1.

Introduction

Surface-enhanced Raman spectroscopy (SERS) is a spectroscopic technique where Raman scattering is boosted primarily by enhanced electric field due to localized surface plasmon resonance.¹ With advances in nanofabrication techniques, SERS has attracted great attention for label-free molecular sensing and imaging.^2,3 However, the practical use of SERS has often encountered a couple of inherent issues. The first one is regarding a molecule transfer step where target molecules need to be within the close proximity of an SERS-active surface by either mixing with nanoparticles or coating onto surface-bound nanostructures.

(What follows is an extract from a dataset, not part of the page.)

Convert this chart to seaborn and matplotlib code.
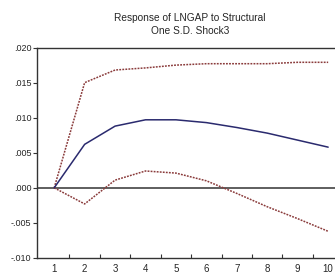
import numpy as np
import pandas as pd
import matplotlib
matplotlib.use("Agg")
import matplotlib.pyplot as plt
import seaborn as sns
from matplotlib.ticker import FuncFormatter, FixedLocator

periods = [1, 2, 3, 4, 5, 6, 7, 8, 9, 10]
response = [0.0, 0.0062, 0.0088, 0.0097, 0.0097, 0.0093, 0.0086, 0.0078, 0.0068, 0.0058]
upper = [0.0, 0.0150, 0.0168, 0.0171, 0.0175, 0.0177, 0.0177, 0.0177, 0.0179, 0.0179]
lower = [0.0, -0.0023, 0.0011, 0.0024, 0.0021, 0.0010, -0.0008, -0.0027, -0.0044, -0.0062]
yticks = [-0.010, -0.005, 0.000, 0.005, 0.010, 0.015, 0.020]

df = pd.DataFrame({"okres": periods, "odp": response, "gora": upper, "dol": lower})

sns.set_style("white")
plt.rcParams['font.family'] = ['Liberation Sans', 'DejaVu Sans']

fig = plt.figure(figsize=(3.35, 2.75), dpi=100)
ax = fig.add_axes([0.110, 0.062, 0.915, 0.765])

sns.lineplot(data=df, x="okres", y="gora", ax=ax, color="#8a3b3b",
             linestyle=(0, (1.2, 0.8)), linewidth=1.1)
sns.lineplot(data=df, x="okres", y="dol", ax=ax, color="#8a3b3b",
             linestyle=(0, (1.2, 0.8)), linewidth=1.1)
sns.lineplot(data=df, x="okres", y="odp", ax=ax, color="#2a2a6e", linewidth=1.1)
ax.axhline(0, color="#333333", linewidth=1.1, zorder=1)

ax.set_xlim(0.43, 10.5)
ax.set_ylim(-0.010, 0.020)
ax.set_xlabel("")
ax.set_ylabel("")

ax.set_yticks(yticks)
ax.yaxis.set_major_formatter(FuncFormatter(
    lambda v, p: ("-" if v < -1e-9 else "") + ("%.3f" % abs(v))[1:]))
ax.tick_params(axis="y", direction="out", length=3, width=0.8, labelsize=6.5,
               pad=1, left=True, color="#333333")

ax.set_xticks(periods)
ax.xaxis.set_minor_locator(FixedLocator([p + 0.5 for p in periods[:-1]]))
ax.tick_params(axis="x", which="major", length=0, labelsize=7, pad=4)
ax.tick_params(axis="x", which="minor", direction="in", length=3, width=0.8,
               bottom=True, color="#333333")

for s in ax.spines.values():
    s.set_color("#333333")
    s.set_linewidth(1.0)

ax.set_title("Response of LNGAP to Structural\nOne S.D. Shock3",
             fontsize=7.3, pad=10, linespacing=1.35)

fig.savefig("out.png", dpi=100)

In other words, target molecules are required to be transferred from non-SERS-active surfaces to SERS-active ones, normally in the solution phase, which can be problematic due to issues such as surface affinity variability and uncertainty, competitive adsorption among different molecules, and contamination issues, causing irreproducible results and erroneous or biased interpretations. More importantly, if the spatial distribution of molecules on the surface prior to the transfer step is of importance, such information is completely lost. Practically, solution-phase processes are relatively more labor and time consuming and require a “wet” laboratory. Furthermore, SERS measurements are always restricted to molecules adsorbed on metals such as Ag, Au, and Cu.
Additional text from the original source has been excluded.